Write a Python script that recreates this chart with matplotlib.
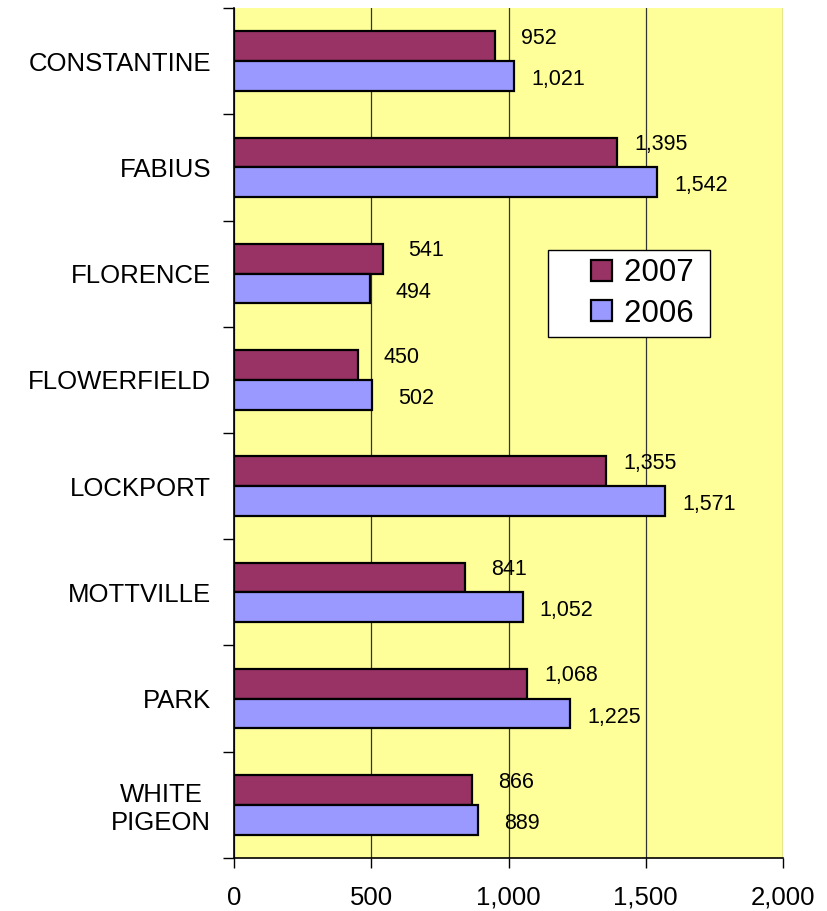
import numpy as np
import matplotlib
matplotlib.use("Agg")
import matplotlib.pyplot as plt
from matplotlib.patches import Rectangle
from matplotlib.container import BarContainer
from matplotlib.legend_handler import HandlerPatch, update_from_first_child

plt.rcParams['font.family'] = ['Liberation Sans', 'DejaVu Sans']

# data
towns = ["CONSTANTINE", "FABIUS", "FLORENCE", "FLOWERFIELD",
         "LOCKPORT", "MOTTVILLE", "PARK", "WHITE\nPIGEON"]
v2007 = [952, 1395, 541, 450, 1355, 841, 1068, 866]
v2006 = [1021, 1542, 494, 502, 1571, 1052, 1225, 889]
xticks = [0, 500, 1000, 1500, 2000]

fig = plt.figure(figsize=(8.28, 9.11), dpi=100)
ax = fig.add_axes([0.2826, 0.0582, 0.6631, 0.933])
ax.set_facecolor("#FFFF99")

y = np.arange(len(towns))
h = 0.28
ax.barh(y - h / 2, v2007, height=h, color="#993366", edgecolor="black",
        linewidth=1.6, label="2007 ", zorder=3)
ax.barh(y + h / 2, v2006, height=h, color="#9999FF", edgecolor="black",
        linewidth=1.6, label="2006 ", zorder=3)

# value labels, a bit right of each bar end
for yi, a, b in zip(y, v2007, v2006):
    ax.text(a + 160, yi - h / 2 - 0.075, f"{a:,}", ha="center", va="center",
            fontsize=15.5, zorder=4)
    ax.text(b + 160, yi + h / 2 + 0.035, f"{b:,}", ha="center", va="center",
            fontsize=15.5, zorder=4)

ax.set_xlim(0, 2000)
ax.set_ylim(len(towns) - 0.5, -0.5)
ax.set_xticks(xticks)
ax.set_xticklabels([f"{t:,}" for t in xticks], fontsize=18.5)
ax.xaxis.grid(True, color="#333333", linewidth=0.9, zorder=1)

# category labels at centres, tick marks at category boundaries
ax.set_yticks(y)
ax.set_yticklabels(towns, fontsize=18.5, multialignment="center")
ax.tick_params(axis="y", length=0, pad=16.5)
ax.set_yticks(np.arange(len(towns) + 1) - 0.5, minor=True)
ax.tick_params(axis="y", which="minor", length=8, width=1, direction="out")
ax.tick_params(axis="x", length=7, width=1, direction="out", pad=13)

for s in ("top", "right"):
    ax.spines[s].set_visible(False)
ax.spines["left"].set_linewidth(1.2)
ax.spines["bottom"].set_linewidth(1.2)


# small square legend key sitting at the right of its handle box
def square(legend, orig_handle, xdescent, ydescent, width, height, fontsize):
    s = 0.67 * fontsize
    return Rectangle((-xdescent + width - s, -ydescent + (height - s) / 2), s, s)


leg = ax.legend(loc="upper left", bbox_to_anchor=(0.572, 0.715), fontsize=22.5,
                frameon=True, fancybox=False, edgecolor="black", framealpha=1,
                handlelength=1.8, handleheight=0.7, handletextpad=0.38,
                borderpad=0.25, labelspacing=0.34, borderaxespad=0,
                handler_map={BarContainer: HandlerPatch(
                    patch_func=square, update_func=update_from_first_child)})
leg.get_frame().set_linewidth(1.0)
leg.set_zorder(5)

fig.savefig("out.png", dpi=100, facecolor="white")
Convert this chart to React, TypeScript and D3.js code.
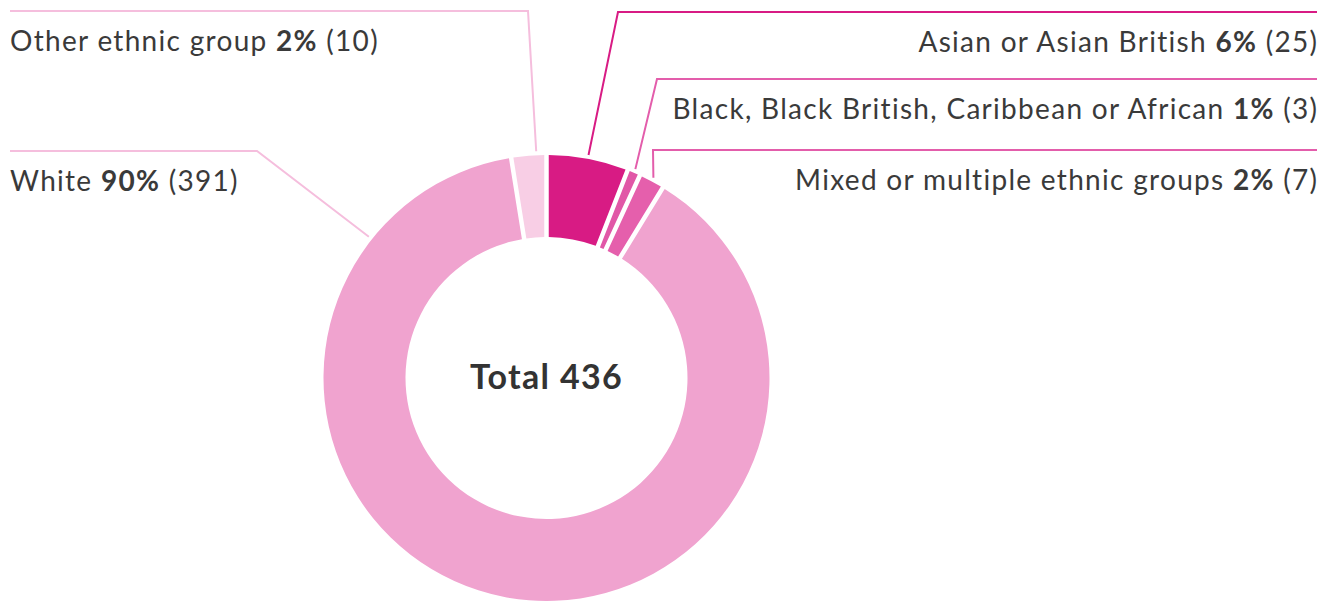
import React from "react";
import * as d3 from "d3";

const categories = [
  "Asian or Asian British",
  "Black, Black British, Caribbean or African",
  "Mixed or multiple ethnic groups",
  "White",
  "Other ethnic group",
];
const counts = [25, 3, 7, 391, 10];
const percents = ["6%", "1%", "2%", "90%", "2%"];
const colors = ["#d81b84", "#e157a7", "#e55fac", "#f0a3cf", "#f8cee5"];
const lineColors = ["#d81b84", "#e35dab", "#e35dab", "#f5bedd", "#f5bedd"];
const totalLabel = "Total 436";

// label layout: side, row line y, elbow x, optional anchor angle override (deg)
const labelSide = ["right", "right", "right", "left", "left"];
const labelRowY = [12, 79, 150, 151, 11];
const labelElbowX = [618, 657, 653, 257, 528];
const labelAnchorDeg: (number | null)[] = [null, null, null, -51.5, -2.6];

const W = 1333;
const H = 601;
const cx = 546.5;
const cy = 378;
const outerR = 223;
const innerR = 141;
const rightX = 1317;
const leftX = 10;
const font = "Lato, 'Open Sans', sans-serif";

export default function App() {
  const pie = d3
    .pie<number>()
    .sort(null)
    .value((d) => d)
    .padAngle(0.017);
  const arcs = pie(counts);
  const arc = d3
    .arc<d3.PieArcDatum<number>>()
    .innerRadius(innerR)
    .outerRadius(outerR);

  return (
    <svg
      width={W}
      height={H}
      style={{ position: "absolute", left: 0, top: 0 }}
      fontFamily={font}
    >
      <g transform={`translate(${cx},${cy})`}>
        {arcs.map((a, i) => (
          <path key={i} d={arc(a) || ""} fill={colors[i]} />
        ))}
        <text
          x={0}
          y={11}
          textAnchor="middle"
          fontSize={34}
          fontWeight={700}
          letterSpacing={1.3}
          fill="#333"
        >
          {totalLabel}
        </text>
      </g>
      {arcs.map((a, i) => {
        const mid = (a.startAngle + a.endAngle) / 2;
        const ang =
          labelAnchorDeg[i] != null ? (labelAnchorDeg[i]! * Math.PI) / 180 : mid;
        const [px, py] = d3.pointRadial(ang, outerR + 4);
        const ax = cx + px;
        const ay = cy + py;
        const right = labelSide[i] === "right";
        const endX = right ? rightX : leftX;
        const pts: [number, number][] = [
          [ax, ay],
          [labelElbowX[i], labelRowY[i]],
          [endX, labelRowY[i]],
        ];
        const line = d3.line()(pts) || "";
        const ty = labelRowY[i] + 40;
        return (
          <g key={"l" + i}>
            <path d={line} fill="none" stroke={lineColors[i]} strokeWidth={2} />
            <text
              x={right ? endX + 1.3 : endX}
              y={ty}
              textAnchor={right ? "end" : "start"}
              fontSize={28}
              letterSpacing={1.3}
              fill="#3a3a3a"
            >
              {categories[i] + " "}
              <tspan fontWeight={700}>{percents[i]}</tspan>
              {" (" + counts[i] + ")"}
            </text>
          </g>
        );
      })}
    </svg>
  );
}
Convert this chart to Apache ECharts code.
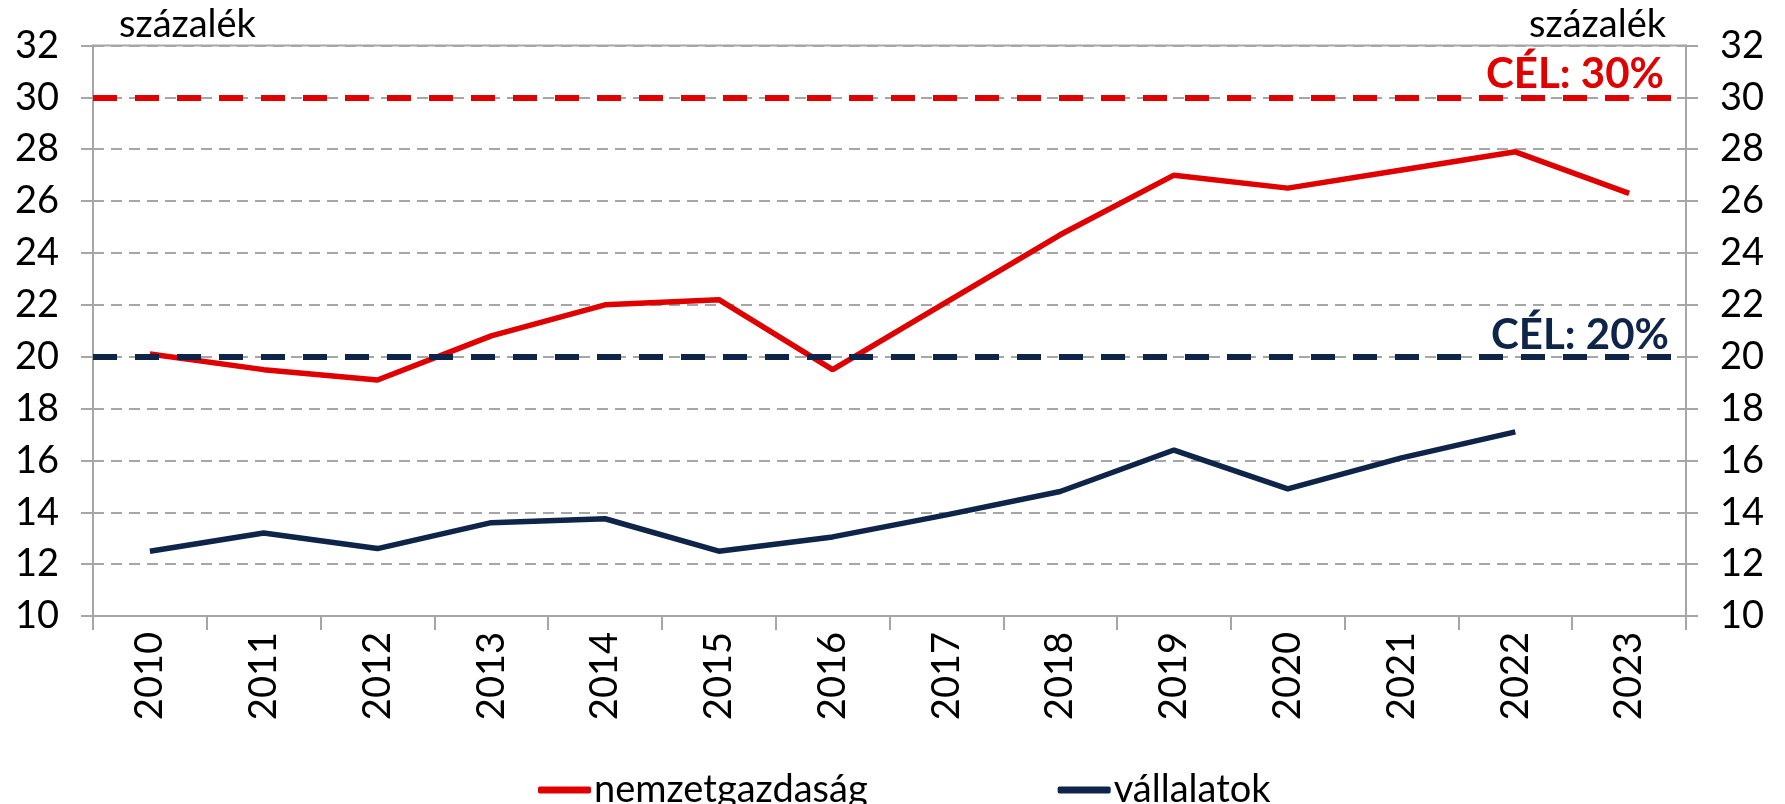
<!DOCTYPE html>
<html>
<head>
<meta charset="utf-8">
<script src="https://cdn.jsdelivr.net/npm/echarts@6/dist/echarts.min.js"></script>
<style>
  html, body { margin: 0; padding: 0; background: #fff; }
  #chart { width: 1785px; height: 804px; }
</style>
</head>
<body>
<div id="chart"></div>
<script>
const years = ['2010', '2011', '2012', '2013', '2014', '2015', '2016', '2017', '2018', '2019', '2020', '2021', '2022', '2023']
const nemzetgazdasag = [20.1, 19.5, 19.1, 20.8, 22.0, 22.2, 19.5, 22.1, 24.7, 27.0, 26.5, 27.2, 27.9, 26.3]
const vallalatok = [12.5, 13.2, 12.6, 13.6, 13.75, 12.5, 13.05, 13.9, 14.8, 16.4, 14.9, 16.1, 17.1, null]
const targetNemzet = 30
const targetVall = 20
const targetLabels = ['CÉL: 30%', 'CÉL: 20%']

const RED = '#e00000'
const NAVY = '#0e2449'
const GRAY = '#a6a6a6'
const FONT = 'Lato'

const chart = echarts.init(document.getElementById('chart'))

const yAxisBase = (side) => ({
  type: 'value',
  position: side,
  min: 10,
  max: 32,
  interval: 2,
  name: 'százalék',
  nameLocation: 'end',
  nameGap: 2,
  nameTextStyle: {
    fontFamily: FONT,
    fontSize: 38,
    color: '#000',
    align: side === 'left' ? 'left' : 'right',
    padding: side === 'left' ? [0, 0, 0, 26] : [0, 20, 0, 0]
  },
  axisLine: { show: true, lineStyle: { color: GRAY, width: 2 } },
  axisTick: { show: true, length: 12, lineStyle: { color: GRAY, width: 2 } },
  axisLabel: { fontFamily: FONT, fontSize: 38, color: '#000', margin: 34 },
  splitLine: {
    show: side === 'left',
    lineStyle: { color: GRAY, width: 2, type: [11, 7] }
  }
})

const option = {
  animation: false,
  backgroundColor: '#fff',
  grid: {
    left: 93,
    right: 99,
    top: 45.5,
    bottom: 188,
    show: true,
    borderColor: GRAY,
    borderWidth: 2
  },
  legend: {
    left: 533,
    top: 766,
    itemWidth: 53,
    itemHeight: 7,
    itemGap: 190,
    icon: 'roundRect',
    textStyle: { fontFamily: FONT, fontSize: 38, color: '#000', padding: [0, 0, 0, -2] },
    data: ['nemzetgazdaság', 'vállalatok']
  },
  xAxis: {
    type: 'category',
    data: years,
    boundaryGap: true,
    axisLine: { show: true, lineStyle: { color: GRAY, width: 2 } },
    axisTick: { show: true, length: 14, alignWithLabel: false, lineStyle: { color: GRAY, width: 2 } },
    axisLabel: { rotate: 90, fontFamily: FONT, fontSize: 38, color: '#000', margin: 16, interval: 0 },
    splitLine: { show: false }
  },
  yAxis: [yAxisBase('left'), yAxisBase('right')],
  series: [
    {
      name: 'nemzetgazdaság',
      type: 'line',
      data: nemzetgazdasag,
      showSymbol: false,
      symbol: 'none',
      itemStyle: { color: RED },
      lineStyle: { color: RED, width: 5.5 },
      z: 3,
      markLine: {
        silent: true,
        symbol: 'none',
        lineStyle: { color: RED, width: 6, type: [24, 18] },
        label: {
          show: true,
          position: 'insideEndTop',
          formatter: targetLabels[0],
          fontFamily: FONT,
          fontSize: 42,
          fontWeight: 'bold',
          color: RED,
          distance: [22, 2]
        },
        data: [{ yAxis: targetNemzet }]
      }
    },
    {
      name: 'vállalatok',
      type: 'line',
      data: vallalatok,
      showSymbol: false,
      symbol: 'none',
      itemStyle: { color: NAVY },
      lineStyle: { color: NAVY, width: 5.5 },
      z: 2,
      markLine: {
        silent: true,
        symbol: 'none',
        lineStyle: { color: NAVY, width: 6, type: [24, 18] },
        label: {
          show: true,
          position: 'insideEndTop',
          formatter: targetLabels[1],
          fontFamily: FONT,
          fontSize: 42,
          fontWeight: 'bold',
          color: NAVY,
          distance: [17, 0]
        },
        data: [{ yAxis: targetVall }]
      }
    }
  ]
}

chart.setOption(option)
</script>
</body>
</html>
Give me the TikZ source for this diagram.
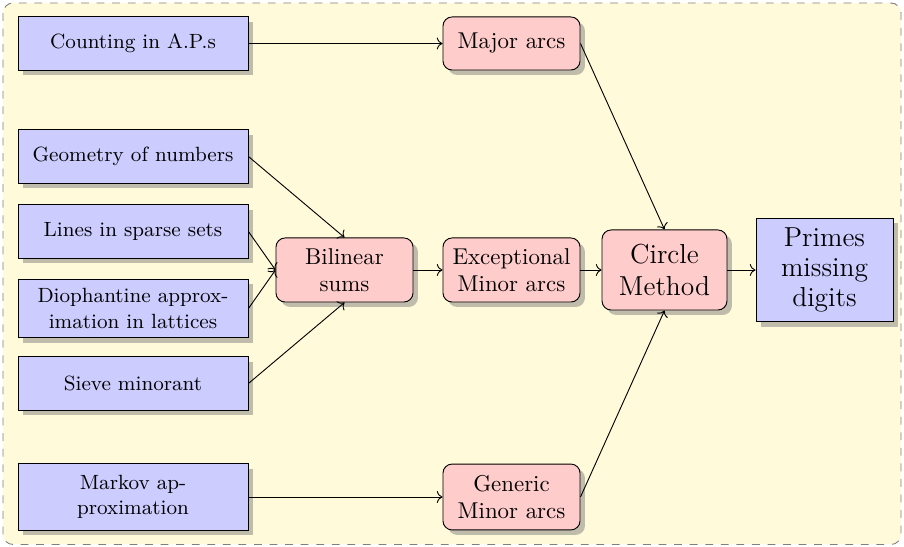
\documentclass[tikz,border=0pt]{standalone}
\usetikzlibrary{shadows,arrows.meta}
\definecolor{bgyellow}{RGB}{255,250,217}
\definecolor{boxblue}{RGB}{204,204,255}
\definecolor{boxpink}{RGB}{255,204,204}
\tikzset{
  bluebox/.style={draw=black, fill=boxblue, drop shadow, minimum width=100.5pt, minimum height=23.2pt, align=center, font=\small, inner sep=2pt},
  pinkbox/.style={draw=black, fill=boxpink, rounded corners=4pt, drop shadow, minimum width=59.9pt, align=center, inner sep=2pt},
  conn/.style={->, line width=0.4pt},
}
\begin{document}
\begin{tikzpicture}[x=0.437pt,y=-0.437pt]
\useasboundingbox (0,0) rectangle (904,547);
\draw[gray, dash pattern=on 3.4pt off 3.4pt, fill=bgyellow, rounded corners=4.4pt] (3,3) rectangle (901,544.5);
% blue input boxes
\node[bluebox] (cnt) at (133,43.5) {Counting in A.P.s};
\node[bluebox] (geo) at (133,156.5) {Geometry of numbers};
\node[bluebox] (lin) at (133,231.5) {Lines in sparse sets};
\node[bluebox, minimum height=25.5pt] (dio) at (133,308.5) {Diophantine approx-\\imation in lattices};
\node[bluebox] (sie) at (133,383.5) {Sieve minorant};
\node[bluebox, minimum height=29pt] (mar) at (133,497) {Markov ap-\\proximation};
% pink boxes
\node[pinkbox, minimum height=23.2pt] (maj) at (511.5,43.5) {Major arcs};
\node[pinkbox, minimum height=28pt] (bil) at (344.5,270) {Bilinear\\sums};
\node[pinkbox, minimum height=28pt] (exc) at (511.5,270) {Exceptional\\Minor arcs};
\node[pinkbox, minimum height=28.8pt] (gen) at (511.5,497) {Generic\\Minor arcs};
\node[pinkbox, minimum width=54.6pt, minimum height=35pt, font=\large] (cir) at (664.5,270) {Circle\\Method};
\node[bluebox, minimum width=59.9pt, minimum height=45.4pt, font={\fontsize{12}{13}\selectfont}] (pri) at (824.5,270) {Primes\\missing\\digits};
% connectors
\draw[conn] (cnt) -- (maj);
\draw[conn] (geo.east) -- (bil.north);
\draw[conn] (lin.east) -- (bil.west);
\draw[conn] (dio.east) -- (bil.west);
\draw[conn] (sie.east) -- (bil.south);
\draw[conn] (bil) -- (exc);
\draw[conn] (exc) -- (cir);
\draw[conn] (maj.east) -- (cir.north);
\draw[conn] (gen.east) -- (cir.south);
\draw[conn] (cir) -- (pri);
\draw[conn] (mar) -- (gen);
\end{tikzpicture}
\end{document}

**Work to do**
Copy out the listing above from the line containing "Convert this chart to Apache ECharts code." to the line containing "const chart = echarts.init(document.getElementById('chart'))", both included, exactly as written and minus the images.

**Worked solution**
Convert this chart to Apache ECharts code.
<!DOCTYPE html>
<html>
<head>
<meta charset="utf-8">
<script src="https://cdn.jsdelivr.net/npm/echarts@6/dist/echarts.min.js"></script>
<style>
  html, body { margin: 0; padding: 0; background: #fff; }
  #chart { width: 1785px; height: 804px; }
</style>
</head>
<body>
<div id="chart"></div>
<script>
const years = ['2010', '2011', '2012', '2013', '2014', '2015', '2016', '2017', '2018', '2019', '2020', '2021', '2022', '2023']
const nemzetgazdasag = [20.1, 19.5, 19.1, 20.8, 22.0, 22.2, 19.5, 22.1, 24.7, 27.0, 26.5, 27.2, 27.9, 26.3]
const vallalatok = [12.5, 13.2, 12.6, 13.6, 13.75, 12.5, 13.05, 13.9, 14.8, 16.4, 14.9, 16.1, 17.1, null]
const targetNemzet = 30
const targetVall = 20
const targetLabels = ['CÉL: 30%', 'CÉL: 20%']

const RED = '#e00000'
const NAVY = '#0e2449'
const GRAY = '#a6a6a6'
const FONT = 'Lato'

const chart = echarts.init(document.getElementById('chart'))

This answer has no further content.